▸ Task details: Reproduce the listing below in full and without alteration, apart from its pictures.
----------
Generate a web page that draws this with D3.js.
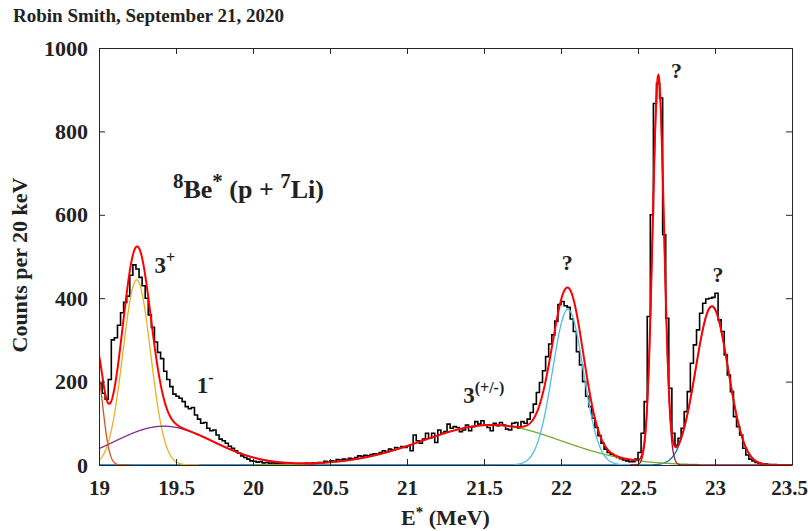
<!DOCTYPE html>
<html><head><meta charset="utf-8">
<script src="https://cdn.jsdelivr.net/npm/d3@7"></script>
<style>
body{margin:0;background:#fff}
svg text{font-family:"Liberation Serif","Times New Roman",serif;font-weight:bold;fill:#222}
</style></head>
<body><svg id="c" width="808" height="531"></svg>
<script>
// ---------- data ----------
const title = "Robin Smith, September 21, 2020";
const xTicks = [19, 19.5, 20, 20.5, 21, 21.5, 22, 22.5, 23, 23.5];
const xTickLabels = ["19","19.5","20","20.5","21","21.5","22","22.5","23","23.5"];
const yTicks = [0, 200, 400, 600, 800, 1000];
const yTickLabels = ["0","200","400","600","800","1000"];
const binStart = 19.0;      // MeV
const binWidth = 0.02;      // MeV (20 keV)
// counts per 20 keV bin (19.00 ... 23.48)
const counts = [
 195,172,158,205,300,305,335,365,390,405,
 455,480,470,450,430,400,360,330,295,270,
 255,225,205,188,170,165,160,152,140,135,
 138,120,110,100,102,88,82,84,72,62,
 58,52,45,40,34,28,22,18,14,10,
 9,7,8,5,6,4,5,3,4,3,
 2,4,2,3,2,3,2,4,3,5,
 4,6,5,9,7,10,9,13,12,14,
 13,16,15,18,22,21,23,22,25,27,
 26,30,34,32,38,36,42,40,44,42,
 46,34,72,58,52,62,76,64,76,54,
 84,76,80,98,88,92,90,80,84,96,
 82,92,104,98,106,96,90,82,100,94,
 102,96,86,84,100,102,88,104,100,110,
 126,146,174,198,226,260,290,312,345,385,
 392,382,378,350,320,272,240,200,165,140,
 112,90,70,52,38,30,26,22,18,15,
 12,10,8,8,14,
 30,76,152,356,600,867,915,880,552,352,
 184,76,48,64,88,128,176,244,288,324,
 364,388,398,400,402,412,348,320,264,216,
 176,116,92,72,40,24,14,10,6,4,
 2,2,1,0,1,0,0,0,0,0
];
// fitted Gaussian components (amplitude, centre, sigma)
const compAmp    = [380,   235,   444,    93,    96,    373,    928];
const compCentre = [22.98, 18.98, 19.245, 19.42, 21.55, 22.045, 22.632];
const compSigma  = [0.105, 0.044, 0.09,   0.32,  0.45,  0.10,   0.037];
const compFrom   = [19,    19,    19,     19,    20,    21.7,   22.45];
const compTo     = [23.5,  19.2,  19.65,  20.4,  22.9,  22.45,  23.5];
const labels = {
  be: ["8","Be","*"," (p + ","7","Li)"],
  threePlus: ["3","+"],
  oneMinus: ["1","-"],
  threePM: ["3","(+/-)"],
  q: ["?","?","?"]
};

// ---------- styles ----------
const compColors = ["#0072BD","#D95319","#EDB120","#7E2F8E","#77AC30","#4DBEEE","#A2142F"];

// ---------- chart ----------
const svg = d3.select("#c");
const M = {l:99, r:792, t:48, b:465};
const x = d3.scaleLinear().domain([19, 23.5]).range([M.l, M.r]);
const y = d3.scaleLinear().domain([0, 1000]).range([M.b, M.t]);

svg.append("defs").append("clipPath").attr("id","clip")
  .append("rect").attr("x",M.l).attr("y",M.t-10).attr("width",M.r-M.l).attr("height",M.b-M.t+10);

const plot = svg.append("g").attr("clip-path","url(#clip)");

// histogram (stairs)
const histPts = counts.map((c,i)=>[binStart + i*binWidth, c]);
histPts.push([binStart + counts.length*binWidth, counts[counts.length-1]]);
plot.append("path").datum(histPts)
  .attr("d", d3.line().x(d=>x(d[0])).y(d=>y(d[1])).curve(d3.curveStepAfter))
  .attr("fill","none").attr("stroke","#000").attr("stroke-width",1.6);

function gauss(k, e){ const d=(e-compCentre[k])/compSigma[k]; return compAmp[k]*Math.exp(-0.5*d*d); }
const step = 0.002;
compAmp.forEach((a,k)=>{
  const pts = d3.range(compFrom[k], compTo[k]+step/2, step).map(e=>[e, gauss(k,e)]);
  plot.append("path").datum(pts)
    .attr("d", d3.line().x(d=>x(d[0])).y(d=>y(d[1])))
    .attr("fill","none").attr("stroke",compColors[k]).attr("stroke-width",1.3);
});
const fitPts = d3.range(19, 23.5+step/2, step).map(e=>[e, d3.sum(compAmp,(a,k)=>gauss(k,e))]);
plot.append("path").datum(fitPts)
  .attr("d", d3.line().x(d=>x(d[0])).y(d=>y(d[1])))
  .attr("fill","none").attr("stroke","#FF0000").attr("stroke-width",2);

// axes
const axisColor = "#262626";
function styleAxis(g, withText, fs){
  g.select(".domain").attr("stroke",axisColor).attr("stroke-width",1);
  g.selectAll(".tick line").attr("stroke",axisColor).attr("stroke-width",1);
  g.selectAll(".tick text").attr("font-family",null).attr("font-size",fs).attr("fill","#222");
  if(!withText) g.selectAll(".tick text").remove();
}
const xb = svg.append("g").attr("transform",`translate(0,${M.b})`)
  .call(d3.axisBottom(x).tickValues(xTicks).tickFormat((d,i)=>xTickLabels[i]).tickSizeInner(-6).tickSizeOuter(0).tickPadding(15));
styleAxis(xb,true,21);
// keep the last label inside the window
xb.selectAll(".tick text").filter((d,i)=>i===xTicks.length-1).attr("dx",-3);
const xt = svg.append("g").attr("transform",`translate(0,${M.t})`)
  .call(d3.axisTop(x).tickValues(xTicks).tickSizeInner(-6).tickSizeOuter(0));
styleAxis(xt,false,21);
const yl = svg.append("g").attr("transform",`translate(${M.l},0)`)
  .call(d3.axisLeft(y).tickValues(yTicks).tickFormat((d,i)=>yTickLabels[i]).tickSizeInner(-6).tickSizeOuter(0).tickPadding(11));
styleAxis(yl,true,22);
const yr = svg.append("g").attr("transform",`translate(${M.r},0)`)
  .call(d3.axisRight(y).tickValues(yTicks).tickSizeInner(-6).tickSizeOuter(0));
styleAxis(yr,false,22);

// titles
svg.append("text").attr("x",13).attr("y",22).attr("font-size",19).text(title);
const xl = svg.append("text").attr("x",(M.l+M.r)/2).attr("y",525).attr("text-anchor","middle").attr("font-size",22);
xl.append("tspan").text("E");
xl.append("tspan").attr("font-size",15).attr("dy",-8).text("*");
xl.append("tspan").attr("dy",8).text(" (MeV)");
svg.append("text").attr("transform",`translate(27,265) rotate(-90)`)
  .attr("text-anchor","middle").attr("font-size",22).text("Counts per 20 keV");

// annotations
function supText(xv, yv, parts, bigSize, supSize, supFirst){
  const t = svg.append("text").attr("x",x(xv)).attr("y",y(yv)).attr("font-size",bigSize);
  let sup = supFirst, cur = 0;
  parts.forEach(p=>{
    const target = sup ? -10 : 0;
    t.append("tspan").attr("dy", target-cur).attr("font-size", sup?supSize:bigSize).text(p);
    cur = target; sup = !sup;
  });
  return t;
}
supText(19.48, 640, labels.be, 26, 21, true);
supText(19.36, 460, labels.threePlus, 23, 16, false);
supText(19.635, 173, labels.oneMinus, 23, 16, false);
supText(21.365, 149, labels.threePM, 23, 16, false);
const qPos = [[22.04, 468],[22.75, 928],[23.02, 439]];
qPos.forEach((p,i)=>{
  svg.append("text").attr("x",x(p[0])).attr("y",y(p[1])).attr("text-anchor","middle").attr("font-size",22).text(labels.q[i]);
});
</script>
</body></html>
----------
▸ Solution below:
Generate a web page that draws this with D3.js.
<!DOCTYPE html>
<html><head><meta charset="utf-8">
<script src="https://cdn.jsdelivr.net/npm/d3@7"></script>
<style>
body{margin:0;background:#fff}
svg text{font-family:"Liberation Serif","Times New Roman",serif;font-weight:bold;fill:#222}
</style></head>
<body><svg id="c" width="808" height="531"></svg>
<script>
// ---------- data ----------
const title = "Robin Smith, September 21, 2020";
const xTicks = [19, 19.5, 20, 20.5, 21, 21.5, 22, 22.5, 23, 23.5];
const xTickLabels = ["19","19.5","20","20.5","21","21.5","22","22.5","23","23.5"];
const yTicks = [0, 200, 400, 600, 800, 1000];
const yTickLabels = ["0","200","400","600","800","1000"];
const binStart = 19.0;      // MeV
const binWidth = 0.02;      // MeV (20 keV)
// counts per 20 keV bin (19.00 ... 23.48)
const counts = [
 195,172,158,205,300,305,335,365,390,405,
 455,480,470,450,430,400,360,330,295,270,
 255,225,205,188,170,165,160,152,140,135,
 138,120,110,100,102,88,82,84,72,62,
 58,52,45,40,34,28,22,18,14,10,
 9,7,8,5,6,4,5,3,4,3,
 2,4,2,3,2,3,2,4,3,5,
 4,6,5,9,7,10,9,13,12,14,
 13,16,15,18,22,21,23,22,25,27,
 26,30,34,32,38,36,42,40,44,42,
 46,34,72,58,52,62,76,64,76,54,
 84,76,80,98,88,92,90,80,84,96,
 82,92,104,98,106,96,90,82,100,94,
 102,96,86,84,100,102,88,104,100,110,
 126,146,174,198,226,260,290,312,345,385,
 392,382,378,350,320,272,240,200,165,140,
 112,90,70,52,38,30,26,22,18,15,
 12,10,8,8,14,
 30,76,152,356,600,867,915,880,552,352,
 184,76,48,64,88,128,176,244,288,324,
 364,388,398,400,402,412,348,320,264,216,
 176,116,92,72,40,24,14,10,6,4,
 2,2,1,0,1,0,0,0,0,0
];
// fitted Gaussian components (amplitude, centre, sigma)
const compAmp    = [380,   235,   444,    93,    96,    373,    928];
const compCentre = [22.98, 18.98, 19.245, 19.42, 21.55, 22.045, 22.632];
const compSigma  = [0.105, 0.044, 0.09,   0.32,  0.45,  0.10,   0.037];
const compFrom   = [19,    19,    19,     19,    20,    21.7,   22.45];
const compTo     = [23.5,  19.2,  19.65,  20.4,  22.9,  22.45,  23.5];
const labels = {
  be: ["8","Be","*"," (p + ","7","Li)"],
  threePlus: ["3","+"],
  oneMinus: ["1","-"],
  threePM: ["3","(+/-)"],
  q: ["?","?","?"]
};

// ---------- styles ----------
const compColors = ["#0072BD","#D95319","#EDB120","#7E2F8E","#77AC30","#4DBEEE","#A2142F"];

// ---------- chart ----------
const svg = d3.select("#c");
const M = {l:99, r:792, t:48, b:465};
const x = d3.scaleLinear().domain([19, 23.5]).range([M.l, M.r]);
const y = d3.scaleLinear().domain([0, 1000]).range([M.b, M.t]);

svg.append("defs").append("clipPath").attr("id","clip")
  .append("rect").attr("x",M.l).attr("y",M.t-10).attr("width",M.r-M.l).attr("height",M.b-M.t+10);

const plot = svg.append("g").attr("clip-path","url(#clip)");

// histogram (stairs)
const histPts = counts.map((c,i)=>[binStart + i*binWidth, c]);
histPts.push([binStart + counts.length*binWidth, counts[counts.length-1]]);
plot.append("path").datum(histPts)
  .attr("d", d3.line().x(d=>x(d[0])).y(d=>y(d[1])).curve(d3.curveStepAfter))
  .attr("fill","none").attr("stroke","#000").attr("stroke-width",1.6);

function gauss(k, e){ const d=(e-compCentre[k])/compSigma[k]; return compAmp[k]*Math.exp(-0.5*d*d); }
const step = 0.002;
compAmp.forEach((a,k)=>{
  const pts = d3.range(compFrom[k], compTo[k]+step/2, step).map(e=>[e, gauss(k,e)]);
  plot.append("path").datum(pts)
    .attr("d", d3.line().x(d=>x(d[0])).y(d=>y(d[1])))
    .attr("fill","none").attr("stroke",compColors[k]).attr("stroke-width",1.3);
});
const fitPts = d3.range(19, 23.5+step/2, step).map(e=>[e, d3.sum(compAmp,(a,k)=>gauss(k,e))]);
plot.append("path").datum(fitPts)
  .attr("d", d3.line().x(d=>x(d[0])).y(d=>y(d[1])))
  .attr("fill","none").attr("stroke","#FF0000").attr("stroke-width",2);

// axes
const axisColor = "#262626";
function styleAxis(g, withText, fs){
  g.select(".domain").attr("stroke",axisColor).attr("stroke-width",1);
  g.selectAll(".tick line").attr("stroke",axisColor).attr("stroke-width",1);
  g.selectAll(".tick text").attr("font-family",null).attr("font-size",fs).attr("fill","#222");
  if(!withText) g.selectAll(".tick text").remove();
}
const xb = svg.append("g").attr("transform",`translate(0,${M.b})`)
  .call(d3.axisBottom(x).tickValues(xTicks).tickFormat((d,i)=>xTickLabels[i]).tickSizeInner(-6).tickSizeOuter(0).tickPadding(15));
styleAxis(xb,true,21);
// keep the last label inside the window
xb.selectAll(".tick text").filter((d,i)=>i===xTicks.length-1).attr("dx",-3);
const xt = svg.append("g").attr("transform",`translate(0,${M.t})`)
  .call(d3.axisTop(x).tickValues(xTicks).tickSizeInner(-6).tickSizeOuter(0));
styleAxis(xt,false,21);
const yl = svg.append("g").attr("transform",`translate(${M.l},0)`)
  .call(d3.axisLeft(y).tickValues(yTicks).tickFormat((d,i)=>yTickLabels[i]).tickSizeInner(-6).tickSizeOuter(0).tickPadding(11));
styleAxis(yl,true,22);
const yr = svg.append("g").attr("transform",`translate(${M.r},0)`)
  .call(d3.axisRight(y).tickValues(yTicks).tickSizeInner(-6).tickSizeOuter(0));
styleAxis(yr,false,22);

// titles
svg.append("text").attr("x",13).attr("y",22).attr("font-size",19).text(title);
const xl = svg.append("text").attr("x",(M.l+M.r)/2).attr("y",525).attr("text-anchor","middle").attr("font-size",22);
xl.append("tspan").text("E");
xl.append("tspan").attr("font-size",15).attr("dy",-8).text("*");
xl.append("tspan").attr("dy",8).text(" (MeV)");
svg.append("text").attr("transform",`translate(27,265) rotate(-90)`)
  .attr("text-anchor","middle").attr("font-size",22).text("Counts per 20 keV");

// annotations
function supText(xv, yv, parts, bigSize, supSize, supFirst){
  const t = svg.append("text").attr("x",x(xv)).attr("y",y(yv)).attr("font-size",bigSize);
  let sup = supFirst, cur = 0;
  parts.forEach(p=>{
    const target = sup ? -10 : 0;
    t.append("tspan").attr("dy", target-cur).attr("font-size", sup?supSize:bigSize).text(p);
    cur = target; sup = !sup;
  });
  return t;
}
supText(19.48, 640, labels.be, 26, 21, true);
supText(19.36, 460, labels.threePlus, 23, 16, false);
supText(19.635, 173, labels.oneMinus, 23, 16, false);
supText(21.365, 149, labels.threePM, 23, 16, false);
const qPos = [[22.04, 468],[22.75, 928],[23.02, 439]];
qPos.forEach((p,i)=>{
  svg.append("text").attr("x",x(p[0])).attr("y",y(p[1])).attr("text-anchor","middle").attr("font-size",22).text(labels.q[i]);
});
</script>
</body></html>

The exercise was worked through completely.